◆ Stated exercise ◆
In the listing below, locate the line containing "Convert this diagram to TikZ code." and the line containing "text=black] (judul) at". Output both of them and every line between, exactly as written, and nothing more.

◆ Provided material ◆
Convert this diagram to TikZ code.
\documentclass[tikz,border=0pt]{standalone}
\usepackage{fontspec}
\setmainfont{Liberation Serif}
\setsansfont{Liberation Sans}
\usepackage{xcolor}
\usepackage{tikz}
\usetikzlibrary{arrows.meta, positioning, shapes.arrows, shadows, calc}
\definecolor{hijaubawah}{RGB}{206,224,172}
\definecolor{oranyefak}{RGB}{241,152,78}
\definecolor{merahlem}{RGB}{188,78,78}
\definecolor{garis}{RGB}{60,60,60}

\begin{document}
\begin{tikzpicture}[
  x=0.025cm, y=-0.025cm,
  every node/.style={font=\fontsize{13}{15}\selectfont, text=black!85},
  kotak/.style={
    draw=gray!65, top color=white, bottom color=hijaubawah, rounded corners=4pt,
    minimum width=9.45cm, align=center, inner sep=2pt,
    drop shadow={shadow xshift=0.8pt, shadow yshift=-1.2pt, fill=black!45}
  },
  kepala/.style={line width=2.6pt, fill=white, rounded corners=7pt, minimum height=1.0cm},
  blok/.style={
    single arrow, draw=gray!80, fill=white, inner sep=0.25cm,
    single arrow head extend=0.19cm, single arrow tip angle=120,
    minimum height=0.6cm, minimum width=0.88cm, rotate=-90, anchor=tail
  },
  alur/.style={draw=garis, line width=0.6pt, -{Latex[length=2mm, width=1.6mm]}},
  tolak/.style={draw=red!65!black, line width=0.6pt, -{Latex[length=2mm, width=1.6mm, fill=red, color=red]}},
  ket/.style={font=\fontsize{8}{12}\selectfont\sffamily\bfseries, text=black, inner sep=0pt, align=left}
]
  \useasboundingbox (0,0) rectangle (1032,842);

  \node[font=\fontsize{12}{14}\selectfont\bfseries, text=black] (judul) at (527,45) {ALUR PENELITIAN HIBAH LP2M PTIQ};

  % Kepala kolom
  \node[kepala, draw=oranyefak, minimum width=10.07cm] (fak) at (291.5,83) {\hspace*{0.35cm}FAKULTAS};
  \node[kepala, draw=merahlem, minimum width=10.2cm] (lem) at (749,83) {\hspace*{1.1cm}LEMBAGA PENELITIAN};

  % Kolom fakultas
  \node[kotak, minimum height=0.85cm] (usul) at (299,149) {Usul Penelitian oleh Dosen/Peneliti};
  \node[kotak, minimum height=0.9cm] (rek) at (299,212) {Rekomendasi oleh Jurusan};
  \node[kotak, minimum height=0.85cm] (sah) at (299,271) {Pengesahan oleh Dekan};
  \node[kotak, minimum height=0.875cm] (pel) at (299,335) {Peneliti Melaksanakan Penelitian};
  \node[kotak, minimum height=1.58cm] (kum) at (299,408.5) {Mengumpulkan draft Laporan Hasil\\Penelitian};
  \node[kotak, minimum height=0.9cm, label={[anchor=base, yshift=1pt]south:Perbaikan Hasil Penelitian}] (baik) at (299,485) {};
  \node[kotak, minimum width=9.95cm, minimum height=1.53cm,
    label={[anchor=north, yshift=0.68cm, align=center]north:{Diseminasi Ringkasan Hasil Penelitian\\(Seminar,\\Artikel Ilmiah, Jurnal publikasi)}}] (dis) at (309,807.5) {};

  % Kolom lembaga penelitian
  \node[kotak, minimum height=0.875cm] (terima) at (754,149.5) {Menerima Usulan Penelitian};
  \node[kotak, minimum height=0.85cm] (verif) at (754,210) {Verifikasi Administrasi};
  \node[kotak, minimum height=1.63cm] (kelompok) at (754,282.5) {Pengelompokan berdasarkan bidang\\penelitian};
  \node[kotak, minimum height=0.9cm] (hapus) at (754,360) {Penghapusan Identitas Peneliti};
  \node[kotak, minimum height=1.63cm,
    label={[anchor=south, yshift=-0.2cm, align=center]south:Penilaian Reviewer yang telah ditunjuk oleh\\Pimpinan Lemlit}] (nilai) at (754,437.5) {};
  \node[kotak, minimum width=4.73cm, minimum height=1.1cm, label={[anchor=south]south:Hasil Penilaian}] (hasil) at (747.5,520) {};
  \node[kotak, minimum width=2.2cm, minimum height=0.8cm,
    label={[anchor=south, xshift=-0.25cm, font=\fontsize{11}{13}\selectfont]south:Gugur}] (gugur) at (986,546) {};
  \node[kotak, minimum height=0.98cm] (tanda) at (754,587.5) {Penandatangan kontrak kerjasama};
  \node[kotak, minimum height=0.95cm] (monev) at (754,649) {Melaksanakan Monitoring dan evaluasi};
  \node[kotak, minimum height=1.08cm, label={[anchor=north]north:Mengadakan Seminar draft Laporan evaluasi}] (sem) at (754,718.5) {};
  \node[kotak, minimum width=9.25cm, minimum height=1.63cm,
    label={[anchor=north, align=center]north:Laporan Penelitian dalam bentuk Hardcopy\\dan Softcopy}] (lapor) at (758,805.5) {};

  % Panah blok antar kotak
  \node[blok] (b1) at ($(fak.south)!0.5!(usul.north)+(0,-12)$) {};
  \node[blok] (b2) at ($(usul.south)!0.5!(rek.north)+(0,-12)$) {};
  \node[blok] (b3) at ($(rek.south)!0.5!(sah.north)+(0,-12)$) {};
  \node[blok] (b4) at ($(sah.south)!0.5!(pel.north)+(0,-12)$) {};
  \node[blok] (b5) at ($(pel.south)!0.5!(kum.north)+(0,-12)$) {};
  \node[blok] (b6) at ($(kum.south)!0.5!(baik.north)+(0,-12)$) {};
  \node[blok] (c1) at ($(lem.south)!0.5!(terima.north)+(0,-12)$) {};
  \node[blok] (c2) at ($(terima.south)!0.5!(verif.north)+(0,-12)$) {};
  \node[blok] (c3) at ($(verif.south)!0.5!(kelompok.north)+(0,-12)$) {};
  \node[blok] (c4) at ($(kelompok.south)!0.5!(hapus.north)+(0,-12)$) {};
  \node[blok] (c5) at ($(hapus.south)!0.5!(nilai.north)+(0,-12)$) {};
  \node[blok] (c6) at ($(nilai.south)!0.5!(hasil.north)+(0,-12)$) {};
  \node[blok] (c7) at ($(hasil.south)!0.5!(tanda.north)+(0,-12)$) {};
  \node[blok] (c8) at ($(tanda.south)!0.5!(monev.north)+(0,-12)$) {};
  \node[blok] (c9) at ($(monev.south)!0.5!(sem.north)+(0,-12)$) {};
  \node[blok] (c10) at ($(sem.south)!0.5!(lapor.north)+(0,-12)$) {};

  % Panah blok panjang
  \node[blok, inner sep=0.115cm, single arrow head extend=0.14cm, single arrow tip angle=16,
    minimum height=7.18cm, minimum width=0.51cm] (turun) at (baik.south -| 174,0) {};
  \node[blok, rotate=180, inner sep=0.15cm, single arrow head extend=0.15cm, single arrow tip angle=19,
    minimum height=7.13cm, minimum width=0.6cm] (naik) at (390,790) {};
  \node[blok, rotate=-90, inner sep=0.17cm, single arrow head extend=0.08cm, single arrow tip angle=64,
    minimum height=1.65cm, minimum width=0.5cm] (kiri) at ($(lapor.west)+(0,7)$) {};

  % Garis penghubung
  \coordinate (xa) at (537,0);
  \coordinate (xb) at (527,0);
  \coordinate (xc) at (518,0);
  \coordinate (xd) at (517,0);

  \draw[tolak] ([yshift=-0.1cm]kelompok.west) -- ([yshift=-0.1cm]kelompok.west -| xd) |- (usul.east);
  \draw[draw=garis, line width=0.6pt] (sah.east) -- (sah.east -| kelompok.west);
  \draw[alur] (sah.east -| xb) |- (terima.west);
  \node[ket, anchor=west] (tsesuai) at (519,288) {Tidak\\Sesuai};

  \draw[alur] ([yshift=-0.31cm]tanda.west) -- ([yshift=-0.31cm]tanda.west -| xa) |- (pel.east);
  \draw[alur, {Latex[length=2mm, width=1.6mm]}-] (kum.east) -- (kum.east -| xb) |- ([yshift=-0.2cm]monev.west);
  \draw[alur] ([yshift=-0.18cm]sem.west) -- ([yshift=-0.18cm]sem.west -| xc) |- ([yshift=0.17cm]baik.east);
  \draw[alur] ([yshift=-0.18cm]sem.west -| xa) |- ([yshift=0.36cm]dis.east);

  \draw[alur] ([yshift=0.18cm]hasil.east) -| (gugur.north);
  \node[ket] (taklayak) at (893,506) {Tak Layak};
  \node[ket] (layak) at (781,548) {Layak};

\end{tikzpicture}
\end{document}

---

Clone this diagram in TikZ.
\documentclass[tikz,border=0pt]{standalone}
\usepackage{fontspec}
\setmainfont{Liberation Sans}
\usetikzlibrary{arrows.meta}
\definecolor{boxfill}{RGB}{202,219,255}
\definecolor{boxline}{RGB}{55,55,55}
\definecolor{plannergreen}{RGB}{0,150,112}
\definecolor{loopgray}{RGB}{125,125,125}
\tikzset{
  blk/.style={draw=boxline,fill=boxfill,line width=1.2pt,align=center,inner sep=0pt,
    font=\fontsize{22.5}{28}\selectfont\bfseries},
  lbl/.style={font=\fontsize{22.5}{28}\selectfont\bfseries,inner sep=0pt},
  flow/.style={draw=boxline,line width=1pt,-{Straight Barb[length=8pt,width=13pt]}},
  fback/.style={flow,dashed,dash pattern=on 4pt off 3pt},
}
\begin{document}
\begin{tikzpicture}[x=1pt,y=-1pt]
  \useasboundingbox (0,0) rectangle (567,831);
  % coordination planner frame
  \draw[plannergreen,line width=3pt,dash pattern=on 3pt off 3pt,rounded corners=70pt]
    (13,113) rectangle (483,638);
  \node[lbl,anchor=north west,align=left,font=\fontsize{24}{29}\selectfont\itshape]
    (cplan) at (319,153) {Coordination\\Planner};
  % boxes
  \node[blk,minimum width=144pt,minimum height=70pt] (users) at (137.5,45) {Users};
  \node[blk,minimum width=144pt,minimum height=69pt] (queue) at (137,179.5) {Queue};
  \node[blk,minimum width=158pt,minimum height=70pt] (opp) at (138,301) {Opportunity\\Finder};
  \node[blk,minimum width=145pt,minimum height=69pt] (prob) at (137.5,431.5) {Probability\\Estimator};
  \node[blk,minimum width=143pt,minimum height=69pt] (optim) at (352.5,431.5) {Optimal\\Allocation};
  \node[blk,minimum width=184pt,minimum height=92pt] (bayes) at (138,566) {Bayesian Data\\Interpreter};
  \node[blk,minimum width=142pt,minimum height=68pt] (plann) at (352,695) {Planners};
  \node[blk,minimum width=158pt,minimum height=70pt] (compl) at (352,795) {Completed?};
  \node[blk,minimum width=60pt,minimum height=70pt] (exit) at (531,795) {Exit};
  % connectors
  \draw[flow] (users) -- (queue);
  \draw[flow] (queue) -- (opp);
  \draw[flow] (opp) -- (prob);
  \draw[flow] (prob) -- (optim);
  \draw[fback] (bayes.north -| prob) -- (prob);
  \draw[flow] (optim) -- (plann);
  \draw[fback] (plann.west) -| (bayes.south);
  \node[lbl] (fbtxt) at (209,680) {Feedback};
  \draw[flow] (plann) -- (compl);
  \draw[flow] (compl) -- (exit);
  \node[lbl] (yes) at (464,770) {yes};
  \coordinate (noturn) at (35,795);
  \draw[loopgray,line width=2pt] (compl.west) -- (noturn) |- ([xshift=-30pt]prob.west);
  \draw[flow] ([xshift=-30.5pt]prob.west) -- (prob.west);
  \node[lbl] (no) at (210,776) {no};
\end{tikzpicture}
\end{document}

◆ Solution below ◆
Convert this diagram to TikZ code.
\documentclass[tikz,border=0pt]{standalone}
\usepackage{fontspec}
\setmainfont{Liberation Serif}
\setsansfont{Liberation Sans}
\usepackage{xcolor}
\usepackage{tikz}
\usetikzlibrary{arrows.meta, positioning, shapes.arrows, shadows, calc}
\definecolor{hijaubawah}{RGB}{206,224,172}
\definecolor{oranyefak}{RGB}{241,152,78}
\definecolor{merahlem}{RGB}{188,78,78}
\definecolor{garis}{RGB}{60,60,60}

\begin{document}
\begin{tikzpicture}[
  x=0.025cm, y=-0.025cm,
  every node/.style={font=\fontsize{13}{15}\selectfont, text=black!85},
  kotak/.style={
    draw=gray!65, top color=white, bottom color=hijaubawah, rounded corners=4pt,
    minimum width=9.45cm, align=center, inner sep=2pt,
    drop shadow={shadow xshift=0.8pt, shadow yshift=-1.2pt, fill=black!45}
  },
  kepala/.style={line width=2.6pt, fill=white, rounded corners=7pt, minimum height=1.0cm},
  blok/.style={
    single arrow, draw=gray!80, fill=white, inner sep=0.25cm,
    single arrow head extend=0.19cm, single arrow tip angle=120,
    minimum height=0.6cm, minimum width=0.88cm, rotate=-90, anchor=tail
  },
  alur/.style={draw=garis, line width=0.6pt, -{Latex[length=2mm, width=1.6mm]}},
  tolak/.style={draw=red!65!black, line width=0.6pt, -{Latex[length=2mm, width=1.6mm, fill=red, color=red]}},
  ket/.style={font=\fontsize{8}{12}\selectfont\sffamily\bfseries, text=black, inner sep=0pt, align=left}
]
  \useasboundingbox (0,0) rectangle (1032,842);

  \node[font=\fontsize{12}{14}\selectfont\bfseries, text=black] (judul) at (527,45) {ALUR PENELITIAN HIBAH LP2M PTIQ};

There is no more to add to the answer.